Sears expanding in Grand style
May 17, 2004,
Hoffman Estates, Ill. — Although still just a two-unit prototype, Sears Grand will be the growth vehicle for the giant multi-channel retailer.
The initial results, according to Alan Lacy, chairman and CEO of Sears, Roebuck & Co., “have been very encouraging. The results have exceeded expectations.”
In discussing Sears Grand after the annual shareholders meeting, he said the current 200,000-square-foot size could well be reduced to 175,000 to 180,000 square feet. “But we also see large or small Sears Grands, with the smaller in the low 100’s.”
“We found the stores are too big and some businesses need to be fixed,” Lacy explained.
Lacy declined to project the number of Sears Grand units nor the rollout timetable.
With one store open in suburban Salt Lake City and another in Gurnee, Ill., Lacy said the additional two scheduled for this year in Las Vegas and metro Los Angeles, as well as the Austin, Texas, unit scheduled to open in 2005, will reflect some changes from the first two — including pharmacy and wine.
The key issue, Lacy observed, “is that we want more stores. Sears Grand will open new trading areas which will produce incremental revenue and give us the opportunity to infill markets.”
With the first two Sears Grand stores, the company has found there is more cross-shopping, and customers shop more often.
As for the 870 full-line stores, Lacy said, “They have improved organically. And home textiles is an outstanding performer.”
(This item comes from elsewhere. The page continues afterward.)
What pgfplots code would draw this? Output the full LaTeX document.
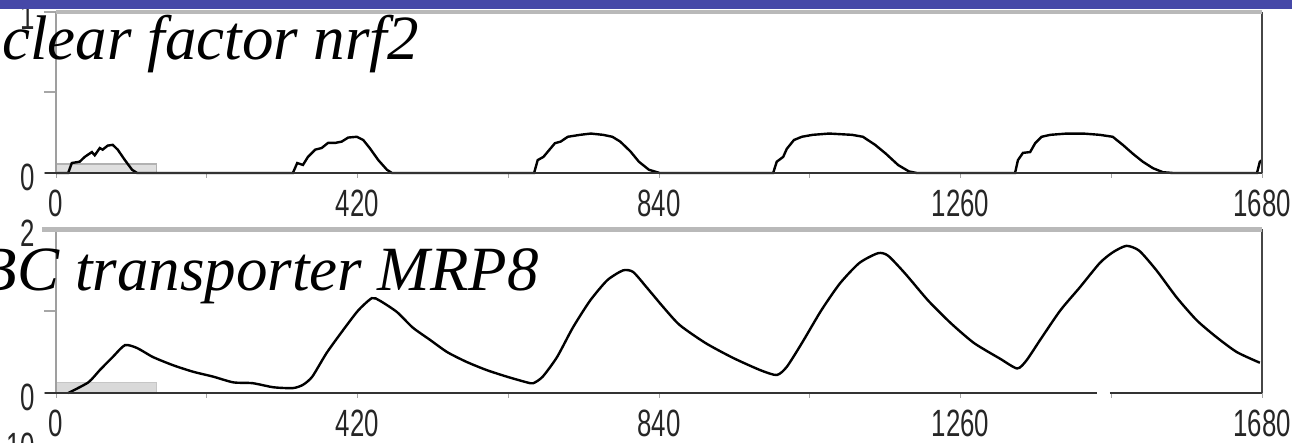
\documentclass[border=0pt]{standalone}
\usepackage{pgfplots}
\pgfplotsset{compat=1.18}
\usepackage{fontspec}
\setmainfont{Liberation Serif}
\newfontfamily\tickfont[FakeStretch=0.68]{Liberation Sans}
\definecolor{barblue}{RGB}{70,72,168}
\newcommand\ticksz{\tickfont\fontsize{38bp}{38bp}\selectfont}
\newcommand\titlesz{\itshape\fontsize{63bp}{63bp}\selectfont}
\pgfplotsset{
 panel/.style={
  scale only axis, width=1206bp, xmin=0, xmax=1680, ymin=0, clip=false,
  axis line style={draw=none},
  tick pos=left,
  tick align=outside,
  major tick length=12bp,
  xtick={0,420,840,1260,1680},
  xticklabels={0,420,840,1260,1680},
  minor xtick={210,630,1050,1470},
  xtick style={draw=gray!70, line width=1bp, /pgfplots/major tick length=5bp, /pgfplots/minor tick length=5bp},
  ytick style={draw=gray!70, line width=2bp},
  ticklabel style={font=\ticksz, text=black!85, inner sep=0pt},
  xticklabel style={anchor=north, yshift=-5bp},
  yticklabel style={anchor=east, xshift=-9bp, yshift=-4bp},
  /pgf/number format/assume math mode=true,
 }
}
\begin{document}
\begin{tikzpicture}
\useasboundingbox (0,0) rectangle (1292bp,443bp);
\clip (0,0) rectangle (1292bp,443bp);
% top panel: nuclear factor nrf2
\begin{axis}[panel, height=161bp, at={(56bp,270bp)}, anchor=south west,
  ymax=1, ytick={0,0.5,1}, yticklabels={0,{},1}]
\addplot[fill=gray!25, draw=gray!60, line width=1.2bp] coordinates {(0,0) (0,0.056) (140,0.056) (140,0)} \closedcycle;
\addplot[black, line width=2.4bp] coordinates {
(0,0)(17,0)(22,0.062)(33,0.07)(40,0.1)(50,0.13)(54,0.11)(61,0.155)(65,0.145)(72,0.17)(79,0.175)(86,0.145)(96,0.08)(106,0.02)(113,0)
(330,0)(336,0.062)(344,0.05)(351,0.1)(361,0.145)(370,0.155)(379,0.187)(389,0.187)(398,0.195)(407,0.22)(419,0.225)(428,0.205)(437,0.155)(449,0.08)(461,0.02)(468,0)
(666,0)(671,0.08)(679,0.1)(695,0.185)(703,0.195)(713,0.225)(730,0.237)(745,0.245)(762,0.237)(775,0.225)(786,0.195)(800,0.135)(812,0.07)(826,0.02)(841,0)
(999,0)(1004,0.07)(1013,0.1)(1018,0.15)(1028,0.205)(1039,0.225)(1054,0.237)(1077,0.245)(1109,0.237)(1124,0.225)(1141,0.175)(1156,0.12)(1173,0.05)(1188,0.01)(1199,0)
(1336,0)(1340,0.08)(1347,0.125)(1357,0.13)(1364,0.185)(1373,0.225)(1385,0.237)(1408,0.245)(1431,0.245)(1454,0.237)(1472,0.225)(1486,0.175)(1500,0.12)(1514,0.07)(1528,0.03)(1542,0.005)(1556,0)(1673,0)(1677,0.07)(1680,0.08)
};
\draw[gray!75, line width=1.2bp] (rel axis cs:0,0) -- (rel axis cs:0,1);
\draw[gray!55!black, line width=1.3bp] (rel axis cs:1,0) -- (rel axis cs:1,1);
\draw[gray!55, line width=4.5bp] (rel axis cs:0,1) -- (rel axis cs:1,1);
\draw[black!80, line width=2.6bp] ([xshift=-11bp]axis cs:0,0) -- (axis cs:1680,0);
\end{axis}
% bottom panel: ABC transporter MRP8
\begin{axis}[panel, height=163.5bp, at={(56bp,50bp)}, anchor=south west,
  ymax=2, ytick={0,1,2}, yticklabels={0,{},2}]
\addplot[fill=gray!30, draw=gray!45, line width=0.8bp] coordinates {(0,0) (0,0.13) (140,0.13) (140,0)} \closedcycle;
\addplot[black, line width=2.4bp, smooth, tension=0.4] coordinates {
(17,0)(45,0.13)(61,0.28)(79,0.44)(96,0.585)(113,0.55)(135,0.44)(163,0.34)(191,0.26)(219,0.2)(247,0.13)(274,0.12)(303,0.07)(330,0.06)(344,0.1)(357,0.2)(377,0.49)(400,0.77)(421,1.01)(440,1.16)(451,1.13)(475,0.99)(497,0.80)(521,0.65)(545,0.50)(572,0.38)(600,0.28)(628,0.2)(656,0.13)(665,0.12)(678,0.2)(698,0.44)(720,0.80)(744,1.13)(768,1.38)(790,1.50)(804,1.48)(823,1.29)(846,1.05)(869,0.83)(905,0.61)(943,0.43)(981,0.28)(1004,0.22)(1018,0.32)(1039,0.61)(1066,1.01)(1092,1.34)(1119,1.59)(1145,1.71)(1159,1.68)(1183,1.46)(1215,1.13)(1247,0.85)(1279,0.61)(1315,0.42)(1339,0.30)(1352,0.40)(1371,0.65)(1399,1.01)(1426,1.29)(1454,1.59)(1472,1.72)(1491,1.80)(1509,1.74)(1533,1.50)(1561,1.17)(1589,0.89)(1617,0.68)(1645,0.50)(1677,0.37)
};
\draw[gray!75, line width=1.2bp] (rel axis cs:0,0) -- (rel axis cs:0,1);
\draw[gray!55!black, line width=1.3bp] (rel axis cs:1,0) -- (rel axis cs:1,1);
\draw[gray!55, line width=4.5bp] ([xshift=-14bp]rel axis cs:0,1) -- (rel axis cs:1,1);
\draw[black!80, line width=2.6bp] ([xshift=-11bp]axis cs:0,0) -- (axis cs:1450,0);
\draw[black!80, line width=2.6bp] (axis cs:1468,0) -- (axis cs:1680,0);
\end{axis}
% titles
\node[anchor=base east, inner sep=0pt, font=\titlesz] at (419bp,383bp) {Nuclear factor nrf2};
\node[anchor=base east, inner sep=0pt, font=\titlesz] at (539bp,152bp) {ABC transporter MRP8};
% label of the next panel, cut off at the bottom
\node[anchor=north east, inner sep=0pt, font=\ticksz, text=black!85] at (35bp,10bp) {10};
% slide title bar
\fill[barblue] (0,433.5bp) rectangle (1292bp,443bp);
\end{tikzpicture}
\end{document}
But the performance of home textiles reflects a major change in the assortment, presentation and pricing structure of the department.
Home fashions was one of four business segments that underwent “major changes” in the last year, Lacy told shareholders.
Specifically, in home fashions, the department was upgraded. “We needed better private brands and styles and pricing,” he said after the meeting.
This year, 400 doors will have completely new fixturing in the entire home textiles department.
Among the changes, he added, the towel department has gone from 27 colors to 96 in an assortment that now includes Martex and Utica.
Top-of-bed is being remerchandised, with some 70 percent of the assortment in the process of being changed.
Among the problems in the home textiles business, Lacy explained, “is that some businesses we held on to when we shifted to a self-select mode,” such as closet shop and big rugs. Another issue was “shopability” which he said is addressed with the new layout and fixturing.
Whole Home continues with Colormate as the major private home fashions brand, and a new Whole Home collection rolled out in the upgraded mix.
Discussing multi-channel retailing during the meeting, Lacy noted that Sears.com and LandsEnd.com had sales of $2 billion.
This year, home fashions will join the Internet marketing with “My Virtual Room,” a decorating segment using Sears products.
An important part of the multi-channel business, Lacy noted, is that more than 50 percent of online customers pick up their orders in Sears’ stores.
Overall, Lacy said there will be an additional 116 store remodels and seven of 17 departments will be redone.
As for “The Great Indoors,” Lacy told shareholders “there have been improved results and continued customer acceptance. It is important in the chain.”
After the meeting, he explained, “We went too fast in the growth” of The Great Indoors, as well as making “poor real estate decisions.” Last year, Sears closed three The Great Indoors units, leaving 18.
A major change in the way Sears approaches The Great Indoors “is that not only is there a need for a high average income, but also a high income value” in order to support the upscale remodeling and appliance part of The Great Indoors mix.
As a result of the changes, and improved performance, Lacy said, “By the end of 2004, I am hopeful that we will see a plan for new stores” for The Great Indoors.